Coding With Kalena


Box claw Photo by Eurmadic

A few months ago a friend asked me if I’d be interested in helping her daughter learn how to program. She’d been introduced to Scratch at school and started to make simple animations. When she began running into problems that her parents couldn’t help her sort out, they decided to enlist outside help.

I went to their house after work one day and found a quiet, goofy girl who was eager to show me what she’d made. It was a two-dimensional game called Mystery Box Claw. It had a introduction screen with music and then a box filled with prizes and a claw. She’d drawn everything herself, so it all had a decidedly “made by a fifth-grader” feel. If you managed to navigate the claw to one of the prizes before the time expired, you’d be taken to a separate screen showing you what you’d won. There wasn’t much to it, but she’d clearly put a lot of thought into it and was proud of her work.

As you might expect, the game was filled with bugs, so we spent most of our hour together finding and fixing them.
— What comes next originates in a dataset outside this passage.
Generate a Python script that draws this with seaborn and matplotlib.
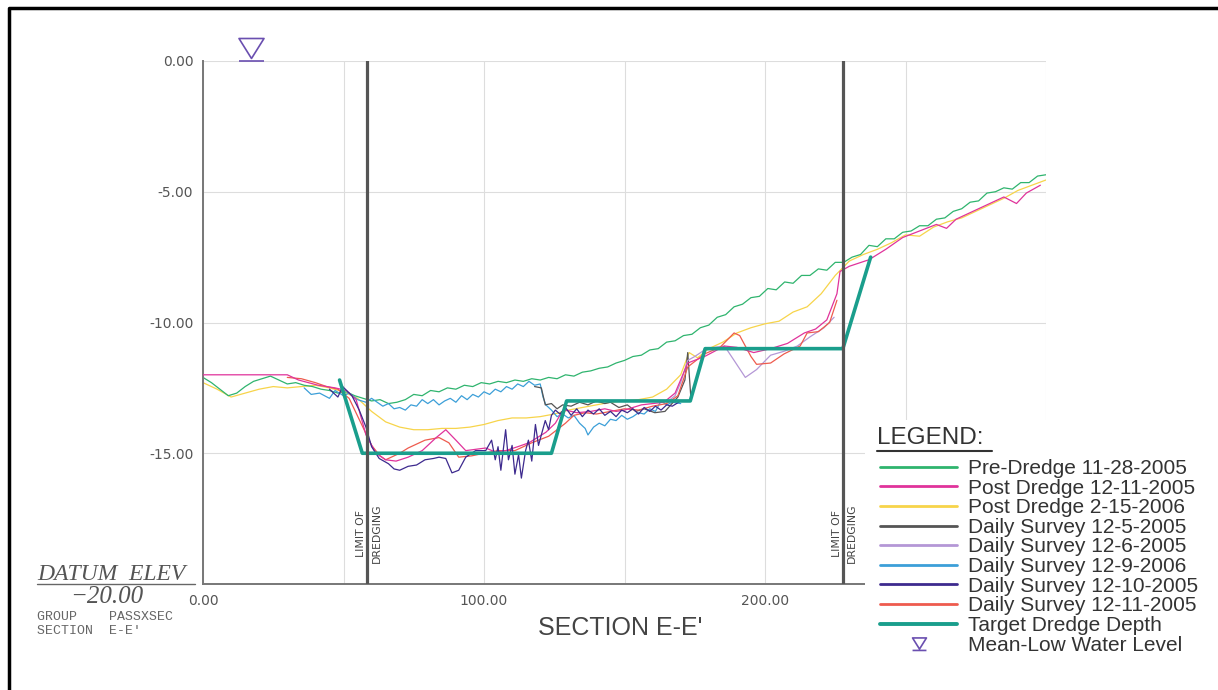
import numpy as np
import pandas as pd
import matplotlib.pyplot as plt
import seaborn as sns
from matplotlib.lines import Line2D
from matplotlib.patches import Rectangle
from matplotlib.path import Path


pre_x = list(range(0, 301, 3))
pre_y = [-12.10, -12.30, -12.55, -12.80, -12.70, -12.45, -12.25, -12.15, -12.05, -12.20,
         -12.35, -12.30, -12.40, -12.45, -12.55, -12.60, -12.70, -12.65, -12.80, -12.90,
         -13.00, -12.95, -13.10, -13.05, -12.95, -12.75, -12.80, -12.60, -12.65, -12.50,
         -12.55, -12.40, -12.45, -12.30, -12.35, -12.25, -12.30, -12.20, -12.25, -12.15,
         -12.20, -12.10, -12.15, -12.00, -12.05, -11.90, -11.85, -11.75, -11.70, -11.55,
         -11.45, -11.30, -11.25, -11.05, -11.00, -10.75, -10.70, -10.50, -10.45, -10.20,
         -10.10, -9.80, -9.70, -9.40, -9.30, -9.05, -9.00, -8.70, -8.75, -8.45,
         -8.50, -8.20, -8.20, -7.95, -8.00, -7.70, -7.70, -7.50, -7.40, -7.05,
         -7.10, -6.80, -6.80, -6.55, -6.50, -6.30, -6.30, -6.05, -6.00, -5.75,
         -5.65, -5.40, -5.35, -5.05, -5.00, -4.85, -4.90, -4.65, -4.65, -4.40,
         -4.35]

post1211_x = [0, 10, 20, 30, 34, 41, 47, 51, 54.5, 58, 61.6, 65, 68.7, 73, 78, 83, 86.4, 90,
              93.5, 97, 100.6, 104, 107.7, 112, 116, 119, 122, 125.4, 127, 129, 133, 138,
              143, 147, 150, 153, 156, 160, 164, 168, 172.5, 178.5, 185.6, 190, 196, 202,
              208, 214, 218, 222, 225.6, 226.7, 230, 237, 243, 249, 255, 261, 264.6, 268,
              273, 279, 285, 289.5, 293, 298]
post1211_y = [-12.00, -12.00, -12.00, -12.00, -12.20, -12.40, -12.50, -12.60, -12.95, -14.30,
              -15.00, -15.25, -15.30, -15.15, -14.90, -14.40, -14.10, -14.50, -14.90, -14.85,
              -14.80, -14.95, -14.90, -14.75, -14.60, -14.40, -14.20, -13.85, -13.55, -13.35,
              -13.45, -13.40, -13.30, -13.40, -13.35, -13.25, -13.15, -13.10, -13.05, -12.70,
              -11.55, -11.30, -10.90, -10.95, -11.15, -11.00, -10.80, -10.40, -10.25, -9.90,
              -8.90, -8.05, -7.85, -7.60, -7.20, -6.75, -6.50, -6.25, -6.40, -6.05,
              -5.80, -5.50, -5.20, -5.45, -5.05, -4.75]

post0215_x = [0, 5, 10, 15, 20, 25, 30, 35, 40, 45, 50, 55, 60, 65, 70, 75, 80, 85, 90, 95,
              100, 105, 110, 115, 120, 125, 130, 135, 140, 145, 150, 155, 160, 165, 170, 173,
              176, 180, 185, 190, 195, 200, 205, 210, 215, 220, 225, 230, 235, 240, 245, 250,
              255, 260, 265, 270, 275, 280, 285, 290, 295, 300]
post0215_y = [-12.30, -12.55, -12.85, -12.70, -12.55, -12.45, -12.50, -12.45, -12.40, -12.50,
              -12.65, -12.90, -13.40, -13.80, -14.00, -14.10, -14.10, -14.05, -14.05, -14.00,
              -13.90, -13.75, -13.65, -13.65, -13.60, -13.50, -13.35, -13.25, -13.15, -13.05,
              -13.00, -12.95, -12.85, -12.55, -12.00, -11.15, -11.35, -11.00, -10.75, -10.40,
              -10.20, -10.05, -9.95, -9.60, -9.40, -8.90, -8.20, -7.65, -7.40, -7.20,
              -6.95, -6.65, -6.70, -6.35, -6.15, -6.00, -5.75, -5.50, -5.25, -4.95,
              -4.75, -4.55]

d1205_x = [118, 120.4, 121.8, 124, 126, 128, 131, 134, 137, 140, 143, 145, 148, 151, 154,
           157, 160.8, 164.4, 166.5, 169, 171.5, 172.5, 173.6]
d1205_y = [-12.45, -12.50, -13.15, -13.10, -13.30, -13.15, -13.20, -13.05, -13.15, -13.00,
           -13.10, -13.05, -13.25, -13.15, -13.40, -13.30, -13.45, -13.40, -13.15, -12.85,
           -12.20, -11.15, -12.85]

d1206_x = [165, 168, 170, 172.5, 175, 178.5, 182, 185.6, 189, 193, 197, 202, 206.8, 211.5,
           216, 221, 224.6]
d1206_y = [-13.05, -12.80, -12.30, -11.45, -11.30, -11.05, -10.95, -10.90, -11.45, -12.10,
           -11.80, -11.25, -11.10, -10.90, -10.55, -10.20, -9.80]

d1209_x = [36, 38.5, 41.5, 45, 47, 50, 52, 55, 58, 60, 62, 64, 66, 68, 70, 72, 74, 76, 78,
           80, 82, 84, 86, 88, 90, 92, 94, 96, 98, 100, 102, 104, 106, 108, 110, 112, 114,
           116, 118, 120, 121, 122, 124, 126, 128, 130, 132, 134, 136, 137, 139, 141, 143,
           145, 147, 149, 151, 153, 155, 157, 159, 161, 163, 165, 167, 170]
d1209_y = [-12.50, -12.75, -12.70, -12.90, -12.60, -12.80, -12.70, -12.95, -13.05, -12.90,
           -13.05, -13.20, -13.10, -13.30, -13.25, -13.35, -13.15, -13.20, -12.95, -13.10,
           -12.95, -13.15, -13.00, -12.90, -13.05, -12.80, -12.95, -12.75, -12.85, -12.65,
           -12.75, -12.55, -12.65, -12.45, -12.55, -12.35, -12.45, -12.25, -12.40, -12.35,
           -12.85, -13.15, -13.35, -13.60, -13.50, -13.65, -13.55, -13.85, -14.05, -14.30,
           -14.00, -13.85, -13.95, -13.70, -13.75, -13.55, -13.70, -13.60, -13.45, -13.50,
           -13.30, -13.40, -13.00, -13.15, -13.05, -13.10]

d1210_x = [45, 48, 49.7, 53, 55.6, 58, 60, 62.7, 66, 68, 70, 73, 76, 79, 82, 84, 86.4, 88.6,
           91, 93.5, 97, 100.6, 102.7, 104, 105, 106, 107.7, 108.7, 110, 111, 112.3, 113.3,
           114.8, 115.8, 117, 118.3, 119.4, 120.4, 121.8, 123, 124, 125.4, 127, 129, 131,
           133, 135, 137, 139, 141, 143, 145, 147, 149, 151, 153, 155, 157, 159, 161, 163,
           165, 167, 170]
d1210_y = [-12.55, -12.85, -12.45, -12.80, -13.35, -14.00, -14.75, -15.20, -15.40, -15.60,
           -15.65, -15.50, -15.45, -15.25, -15.20, -15.15, -15.20, -15.75, -15.65, -15.15,
           -14.90, -14.90, -14.50, -15.25, -14.75, -15.65, -14.10, -15.25, -14.70, -15.80,
           -15.05, -15.95, -14.90, -14.50, -15.30, -13.90, -14.70, -14.30, -13.75, -14.10,
           -13.55, -13.35, -13.50, -13.25, -13.55, -13.30, -13.60, -13.35, -13.50, -13.30,
           -13.55, -13.40, -13.60, -13.35, -13.45, -13.30, -13.50, -13.25, -13.40, -13.20,
           -13.35, -13.15, -13.20, -13.00]

d1211_x = [30, 35, 40, 44, 48, 52, 56, 60, 63, 65, 70, 73, 79, 84, 87.5, 91, 95.6, 100, 105,
           111, 117, 123, 129, 132, 136, 140, 145, 150, 155, 160, 165, 169, 172.5, 178.5,
           184, 189, 191, 195, 197, 202, 206.8, 212.5, 215, 219, 223, 225.6]
d1211_y = [-12.10, -12.15, -12.30, -12.45, -12.55, -12.90, -13.80, -14.70, -15.10, -15.25,
           -15.00, -14.80, -14.50, -14.40, -14.60, -15.15, -15.10, -15.00, -14.90, -14.90,
           -14.60, -14.35, -13.85, -13.55, -13.45, -13.50, -13.40, -13.30, -13.35, -13.20,
           -13.10, -12.80, -11.70, -11.20, -10.95, -10.40, -10.50, -11.30, -11.60, -11.55,
           -11.20, -10.90, -10.40, -10.35, -10.00, -9.15]

target_x = [48.6, 56.7, 124, 129.4, 173.4, 178.7, 227.7, 237.6]
target_y = [-12.2, -15.0, -15.0, -13.0, -13.0, -11.0, -11.0, -7.5]

limit_x = [58.5, 227.7]
mlw_x = [17.0]
mlw_y = [0.48]

labels = ['Pre-Dredge 11-28-2005', 'Post Dredge 12-11-2005', 'Post Dredge 2-15-2006',
          'Daily Survey 12-5-2005', 'Daily Survey 12-6-2005', 'Daily Survey 12-9-2006',
          'Daily Survey 12-10-2005', 'Daily Survey 12-11-2005', 'Target Dredge Depth',
          'Mean-Low Water Level']
colors = ['#2fb46e', '#e0339b', '#f7d44a', '#555555', '#b497d6', '#3c9fd8',
          '#3d2a8e', '#ee5b4e', '#1a9e8c', '#6a4fb0']

xtick_vals = [0, 50, 100, 150, 200, 250, 300]
xtick_labels = ['0.00', '', '100.00', '', '200.00', '', '']
ytick_vals = [0, -5, -10, -15, -20]
ytick_labels = ['0.00', '-5.00', '-10.00', '-15.00', '']


sns.set_style('white')
plt.rcParams['font.family'] = ['Liberation Sans', 'DejaVu Sans']

fig = plt.figure(figsize=(12.18, 6.9), dpi=100)
ax = fig.add_axes([203/1218, 106/690, 843/1218, 523/690])

# (x, y, label index, linewidth, zorder) -- drawing order
series = [
    (post0215_x, post0215_y, 2, 0.9, 2),
    (pre_x, pre_y, 0, 0.9, 2),
    (d1209_x, d1209_y, 5, 0.9, 3),
    (d1205_x, d1205_y, 3, 0.9, 3),
    (d1206_x, d1206_y, 4, 0.9, 3),
    (d1211_x, d1211_y, 7, 0.9, 3),
    (post1211_x, post1211_y, 1, 0.9, 3),
    (d1210_x, d1210_y, 6, 0.9, 3),
    (target_x, target_y, 8, 2.6, 4),
]
for xs, ys, i, lw, z in series:
    sns.lineplot(x=xs, y=ys, ax=ax, color=colors[i], linewidth=lw, estimator=None,
                 sort=False, label=labels[i], legend=False, zorder=z)

# limit of dredging lines
for lx in limit_x:
    ax.axvline(lx, color='#555555', lw=2.3, zorder=5)
    ax.text(lx - 2.1, -18.05, 'LIMIT OF', rotation=90, ha='center', va='center',
            fontsize=7.8, color='#444444', family='DejaVu Sans')
    ax.text(lx + 3.2, -18.05, 'DREDGING', rotation=90, ha='center', va='center',
            fontsize=7.8, color='#444444', family='DejaVu Sans')

# mean low water symbol: open triangle over a bar
mlw_path = Path([(-1, 0.8), (1, 0.8), (0, -0.8), (-1, 0.8), (-1, -1), (1, -1)],
                [Path.MOVETO, Path.LINETO, Path.LINETO, Path.CLOSEPOLY, Path.MOVETO, Path.LINETO])
ax.plot(mlw_x, mlw_y, ls='none', marker=mlw_path, markersize=18, mfc='none',
        mec=colors[9], mew=1.2, clip_on=False, zorder=6)

ax.set_xlim(0, 300)
ax.set_ylim(-20, 0)
ax.set_xticks(xtick_vals)
ax.set_xticklabels(xtick_labels)
ax.set_yticks(ytick_vals)
ax.set_yticklabels(ytick_labels)
ax.tick_params(length=0, labelsize=10, labelcolor='#555555', pad=7)
for t in ax.get_xticklabels() + ax.get_yticklabels():
    t.set_family('DejaVu Sans')
ax.grid(True, color='#dddddd', lw=0.8)
ax.set_axisbelow(True)
for s in ['top', 'right']:
    ax.spines[s].set_visible(False)
for s in ['left', 'bottom']:
    ax.spines[s].set_color('#777777')
    ax.spines[s].set_linewidth(1.4)
ax.set_xlabel('')
ax.set_ylabel('')

# white panel behind the legend
fig.add_artist(Rectangle((865/1218, 0), 353/1218, 270/690, transform=fig.transFigure,
                         facecolor='white', edgecolor='none', zorder=3))

handles, hl = ax.get_legend_handles_labels()
hmap = dict(zip(hl, handles))
leg_handles = [hmap[l] for l in labels[:9]]
leg_handles.append(Line2D([], [], ls='none', marker=mlw_path, markersize=10, mfc='none',
                          mec=colors[9], mew=1.2))
leg = fig.legend(leg_handles, labels, loc='upper left',
                 bbox_to_anchor=(880/1218, (690-459)/690), frameon=False,
                 borderpad=0, borderaxespad=0, fontsize=15, labelspacing=0.03,
                 handlelength=3.7, handletextpad=0.5, numpoints=1)
for line in leg.get_lines()[:8]:
    line.set_linewidth(2.0)
leg.get_lines()[8].set_linewidth(2.8)
for t in leg.get_texts():
    t.set_color('#333333')
leg.set_zorder(6)

fig.text(877/1218, (690-438)/690, 'LEGEND:', fontsize=17.5, color='#333333',
         va='center', ha='left', zorder=6)
fig.add_artist(Line2D([877/1218, 992/1218], [(690-451)/690, (690-451)/690],
                      transform=fig.transFigure, color='#333333', lw=1.5, zorder=6))

# title and datum block
fig.text(620/1218, (690-628)/690, "SECTION E-E'", fontsize=18, color='#444444',
         ha='center', va='center')
fig.text(37/1218, (690-574)/690, 'DATUM  ELEV', fontsize=17, style='italic',
         family='Liberation Serif', color='#555555', ha='left', va='center')
fig.add_artist(Line2D([37/1218, 195/1218], [106/690, 106/690], transform=fig.transFigure,
                      color='#666666', lw=1.0))
fig.text(70/1218, (690-597)/690, '\u221220.00', fontsize=18, style='italic',
         family='Liberation Serif', color='#555555', ha='left', va='center')
fig.text(37/1218, (690-617)/690, 'GROUP    PASSXSEC', fontsize=9.5, family='Liberation Mono',
         color='#666666', ha='left', va='center')
fig.text(37/1218, (690-631)/690, "SECTION  E-E'", fontsize=9.5, family='Liberation Mono',
         color='#666666', ha='left', va='center')

# drawing frame (left and top edges)
fig.add_artist(Line2D([9/1218, 9/1218, 1.0], [0.0, 682/690, 682/690], transform=fig.transFigure,
                      color='black', lw=2.5, zorder=10))

fig.savefig('out.png', dpi=100)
We spent a few more sessions building out the Mystery Box Claw game before moving onto another one featuring a wiener dog that navigates an obstacle course.

We meet every week now and spend the hour either building things on Scratch or solving programming problems on Blockly Games. I bought her a book on programming called JavaScript for Kids, but I think we’ll stick with the graphical languages for a while.

One thing I know I’m missing in my endeavor to learn programming is talking about it with other people (which is one of the main goals of this blog). Before I started working with Kalena (not her real name, by the way) I’d honestly never talked about programming with someone else who was interested in it. So now I have someone to program with. She just happens to be a ten-year old girl.